» THE PROBLEM
Copy out the material below in full, but not its images.
_ _ _
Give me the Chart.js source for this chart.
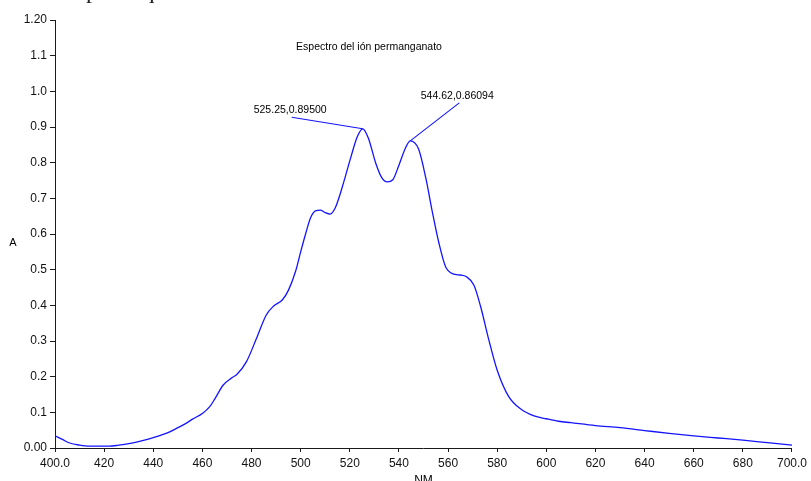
<!DOCTYPE html>
<html>
<head>
<meta charset="utf-8">
<script src="https://cdn.jsdelivr.net/npm/chart.js@4"></script>
<style>
  html, body { margin: 0; padding: 0; background: #fff; overflow: hidden; }
  #wrap { width: 811px; height: 481px; position: relative; }
</style>
</head>
<body>
<div id="wrap"><canvas id="c" width="811" height="481"></canvas></div>
<script>
// Absorption spectrum of the permanganate ion (wavelength in nm, absorbance A)
const wavelengths = [
  400, 403, 406, 410, 414, 418, 422, 426, 430, 434, 438, 442, 446, 450, 454,
  456, 460, 463, 465, 468.4, 472, 474, 478, 482, 486, 489, 492.5, 495, 498,
  500, 502, 504, 506, 508, 510, 512, 514, 517, 520.5, 523, 525.25, 527.5,
  530.5, 533, 535.3, 537.5, 540, 542.8, 544.62, 548, 551, 553.6, 556.3, 559,
  562, 565, 567.5, 570.5, 573.2, 576.6, 580, 584.7, 590, 595, 600, 605, 610,
  620, 630, 640, 650, 660, 670, 680, 690, 700
];
const absorbance = [
  0.034, 0.024, 0.014, 0.008, 0.005, 0.005, 0.005, 0.008, 0.012, 0.018, 0.025,
  0.033, 0.043, 0.057, 0.072, 0.081, 0.097, 0.116, 0.137, 0.176, 0.197, 0.206,
  0.243, 0.307, 0.373, 0.398, 0.415, 0.442, 0.497, 0.550, 0.600, 0.645, 0.665,
  0.667, 0.660, 0.656, 0.672, 0.733, 0.817, 0.872, 0.895, 0.870, 0.800, 0.758,
  0.746, 0.752, 0.793, 0.843, 0.86094, 0.838, 0.755, 0.662, 0.574, 0.508, 0.488,
  0.485, 0.480, 0.457, 0.398, 0.303, 0.218, 0.144, 0.107, 0.090, 0.082, 0.075,
  0.071, 0.063, 0.057, 0.049, 0.041, 0.034, 0.028, 0.022, 0.015, 0.008
];
// Marked maxima
const peakWavelengths = [525.25, 544.62];
const peakAbsorbances = [0.89500, 0.86094];

const chartTitle = 'Espectro del ión permanganato';
const xAxisTitle = 'NM';
const yAxisTitle = 'A';
const pageFragment = 'de la especie química';

const FONT = '"Liberation Sans", Arial, sans-serif';
const AXIS_COLOR = '#1a1a1a';
const LINE_COLOR = '#1414ff';

const points = wavelengths.map((w, i) => ({ x: w, y: absorbance[i] }));

// Text and peak callouts drawn on top of the plot
const overlay = {
  id: 'overlay',
  afterDraw(chart) {
    const { ctx, scales: { x, y }, chartArea } = chart;
    ctx.save();

    // remnant of the page text above the figure
    ctx.fillStyle = '#222';
    ctx.font = '24px "Liberation Serif", "Times New Roman", serif';
    ctx.textBaseline = 'alphabetic';
    ctx.textAlign = 'left';
    ctx.fillText(pageFragment, 14, -2);

    ctx.fillStyle = '#000';
    ctx.font = '10.5px ' + FONT;
    ctx.textAlign = 'center';
    ctx.textBaseline = 'middle';
    ctx.fillText(chartTitle, 369, 47);

    // axis titles
    ctx.font = '11px ' + FONT;
    ctx.fillText(yAxisTitle, 13, (chartArea.top + chartArea.bottom) / 2 + 9);
    ctx.font = '12px ' + FONT;
    ctx.fillText(xAxisTitle, (chartArea.left + chartArea.right) / 2, 481);

    // peak callouts: leader line from the maximum to its label
    const callouts = [
      { dx: -71, dy: -11.5, tx: -109, ty: -18.5 },
      { dx: 49, dy: -38, tx: 10.5, ty: -45 }
    ];
    ctx.strokeStyle = LINE_COLOR;
    ctx.lineWidth = 1.1;
    ctx.font = '10.5px ' + FONT;
    ctx.textAlign = 'left';
    peakWavelengths.forEach((w, i) => {
      const px = x.getPixelForValue(w);
      const py = y.getPixelForValue(peakAbsorbances[i]);
      const c = callouts[i];
      ctx.beginPath();
      ctx.moveTo(px, py);
      ctx.lineTo(px + c.dx, py + c.dy);
      ctx.stroke();
      ctx.fillStyle = '#000';
      ctx.fillText(w.toFixed(2) + ',' + peakAbsorbances[i].toFixed(5), px + c.tx, py + c.ty);
    });
    ctx.restore();
  }
};

new Chart(document.getElementById('c'), {
  type: 'line',
  data: {
    datasets: [{
      data: points,
      borderColor: LINE_COLOR,
      borderWidth: 1.3,
      pointRadius: 0,
      fill: false,
      tension: 0.4,
      cubicInterpolationMode: 'monotone'
    }]
  },
  options: {
    responsive: false,
    animation: false,
    devicePixelRatio: 1,
    layout: { padding: { top: 20, right: 17, left: 0, bottom: 0 } },
    plugins: { legend: { display: false }, tooltip: { enabled: false }, title: { display: false } },
    scales: {
      x: {
        type: 'linear',
        min: 400,
        max: 700,
        afterFit(s) { s.height = 33; },
        ticks: {
          stepSize: 20,
          autoSkip: false,
          maxRotation: 0,
          padding: 4,
          color: '#111',
          font: { family: FONT, size: 12 },
          callback: v => (v === 400 || v === 700) ? v.toFixed(1) : String(v)
        },
        grid: { drawOnChartArea: false, drawTicks: true, tickLength: 4, color: AXIS_COLOR },
        border: { display: true, color: AXIS_COLOR, width: 1 }
      },
      y: {
        min: 0,
        max: 1.2,
        afterFit(s) { s.width = 55; },
        ticks: {
          stepSize: 0.1,
          autoSkip: false,
          padding: 3,
          color: '#111',
          font: { family: FONT, size: 12 },
          callback: v => (Math.abs(v) < 1e-9 || Math.abs(v - 1.2) < 1e-9) ? v.toFixed(2) : v.toFixed(1)
        },
        grid: { drawOnChartArea: false, drawTicks: true, tickLength: 5, color: AXIS_COLOR },
        border: { display: true, color: AXIS_COLOR, width: 1 }
      }
    }
  },
  plugins: [overlay]
});
</script>
</body>
</html>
_ _ _
» COMPLETED EXERCISE
Give me the Chart.js source for this chart.
<!DOCTYPE html>
<html>
<head>
<meta charset="utf-8">
<script src="https://cdn.jsdelivr.net/npm/chart.js@4"></script>
<style>
  html, body { margin: 0; padding: 0; background: #fff; overflow: hidden; }
  #wrap { width: 811px; height: 481px; position: relative; }
</style>
</head>
<body>
<div id="wrap"><canvas id="c" width="811" height="481"></canvas></div>
<script>
// Absorption spectrum of the permanganate ion (wavelength in nm, absorbance A)
const wavelengths = [
  400, 403, 406, 410, 414, 418, 422, 426, 430, 434, 438, 442, 446, 450, 454,
  456, 460, 463, 465, 468.4, 472, 474, 478, 482, 486, 489, 492.5, 495, 498,
  500, 502, 504, 506, 508, 510, 512, 514, 517, 520.5, 523, 525.25, 527.5,
  530.5, 533, 535.3, 537.5, 540, 542.8, 544.62, 548, 551, 553.6, 556.3, 559,
  562, 565, 567.5, 570.5, 573.2, 576.6, 580, 584.7, 590, 595, 600, 605, 610,
  620, 630, 640, 650, 660, 670, 680, 690, 700
];
const absorbance = [
  0.034, 0.024, 0.014, 0.008, 0.005, 0.005, 0.005, 0.008, 0.012, 0.018, 0.025,
  0.033, 0.043, 0.057, 0.072, 0.081, 0.097, 0.116, 0.137, 0.176, 0.197, 0.206,
  0.243, 0.307, 0.373, 0.398, 0.415, 0.442, 0.497, 0.550, 0.600, 0.645, 0.665,
  0.667, 0.660, 0.656, 0.672, 0.733, 0.817, 0.872, 0.895, 0.870, 0.800, 0.758,
  0.746, 0.752, 0.793, 0.843, 0.86094, 0.838, 0.755, 0.662, 0.574, 0.508, 0.488,
  0.485, 0.480, 0.457, 0.398, 0.303, 0.218, 0.144, 0.107, 0.090, 0.082, 0.075,
  0.071, 0.063, 0.057, 0.049, 0.041, 0.034, 0.028, 0.022, 0.015, 0.008
];
// Marked maxima
const peakWavelengths = [525.25, 544.62];
const peakAbsorbances = [0.89500, 0.86094];

const chartTitle = 'Espectro del ión permanganato';
const xAxisTitle = 'NM';
const yAxisTitle = 'A';
const pageFragment = 'de la especie química';

const FONT = '"Liberation Sans", Arial, sans-serif';
const AXIS_COLOR = '#1a1a1a';
const LINE_COLOR = '#1414ff';

const points = wavelengths.map((w, i) => ({ x: w, y: absorbance[i] }));

// Text and peak callouts drawn on top of the plot
const overlay = {
  id: 'overlay',
  afterDraw(chart) {
    const { ctx, scales: { x, y }, chartArea } = chart;
    ctx.save();

    // remnant of the page text above the figure
    ctx.fillStyle = '#222';
    ctx.font = '24px "Liberation Serif", "Times New Roman", serif';
    ctx.textBaseline = 'alphabetic';
    ctx.textAlign = 'left';
    ctx.fillText(pageFragment, 14, -2);

    ctx.fillStyle = '#000';
    ctx.font = '10.5px ' + FONT;
    ctx.textAlign = 'center';
    ctx.textBaseline = 'middle';
    ctx.fillText(chartTitle, 369, 47);

    // axis titles
    ctx.font = '11px ' + FONT;
    ctx.fillText(yAxisTitle, 13, (chartArea.top + chartArea.bottom) / 2 + 9);
    ctx.font = '12px ' + FONT;
    ctx.fillText(xAxisTitle, (chartArea.left + chartArea.right) / 2, 481);

    // peak callouts: leader line from the maximum to its label
    const callouts = [
      { dx: -71, dy: -11.5, tx: -109, ty: -18.5 },
      { dx: 49, dy: -38, tx: 10.5, ty: -45 }
    ];
    ctx.strokeStyle = LINE_COLOR;
    ctx.lineWidth = 1.1;
    ctx.font = '10.5px ' + FONT;
    ctx.textAlign = 'left';
    peakWavelengths.forEach((w, i) => {
      const px = x.getPixelForValue(w);
      const py = y.getPixelForValue(peakAbsorbances[i]);
      const c = callouts[i];
      ctx.beginPath();
      ctx.moveTo(px, py);
      ctx.lineTo(px + c.dx, py + c.dy);
      ctx.stroke();
      ctx.fillStyle = '#000';
      ctx.fillText(w.toFixed(2) + ',' + peakAbsorbances[i].toFixed(5), px + c.tx, py + c.ty);
    });
    ctx.restore();
  }
};

new Chart(document.getElementById('c'), {
  type: 'line',
  data: {
    datasets: [{
      data: points,
      borderColor: LINE_COLOR,
      borderWidth: 1.3,
      pointRadius: 0,
      fill: false,
      tension: 0.4,
      cubicInterpolationMode: 'monotone'
    }]
  },
  options: {
    responsive: false,
    animation: false,
    devicePixelRatio: 1,
    layout: { padding: { top: 20, right: 17, left: 0, bottom: 0 } },
    plugins: { legend: { display: false }, tooltip: { enabled: false }, title: { display: false } },
    scales: {
      x: {
        type: 'linear',
        min: 400,
        max: 700,
        afterFit(s) { s.height = 33; },
        ticks: {
          stepSize: 20,
          autoSkip: false,
          maxRotation: 0,
          padding: 4,
          color: '#111',
          font: { family: FONT, size: 12 },
          callback: v => (v === 400 || v === 700) ? v.toFixed(1) : String(v)
        },
        grid: { drawOnChartArea: false, drawTicks: true, tickLength: 4, color: AXIS_COLOR },
        border: { display: true, color: AXIS_COLOR, width: 1 }
      },
      y: {
        min: 0,
        max: 1.2,
        afterFit(s) { s.width = 55; },
        ticks: {
          stepSize: 0.1,
          autoSkip: false,
          padding: 3,
          color: '#111',
          font: { family: FONT, size: 12 },
          callback: v => (Math.abs(v) < 1e-9 || Math.abs(v - 1.2) < 1e-9) ? v.toFixed(2) : v.toFixed(1)
        },
        grid: { drawOnChartArea: false, drawTicks: true, tickLength: 5, color: AXIS_COLOR },
        border: { display: true, color: AXIS_COLOR, width: 1 }
      }
    }
  },
  plugins: [overlay]
});
</script>
</body>
</html>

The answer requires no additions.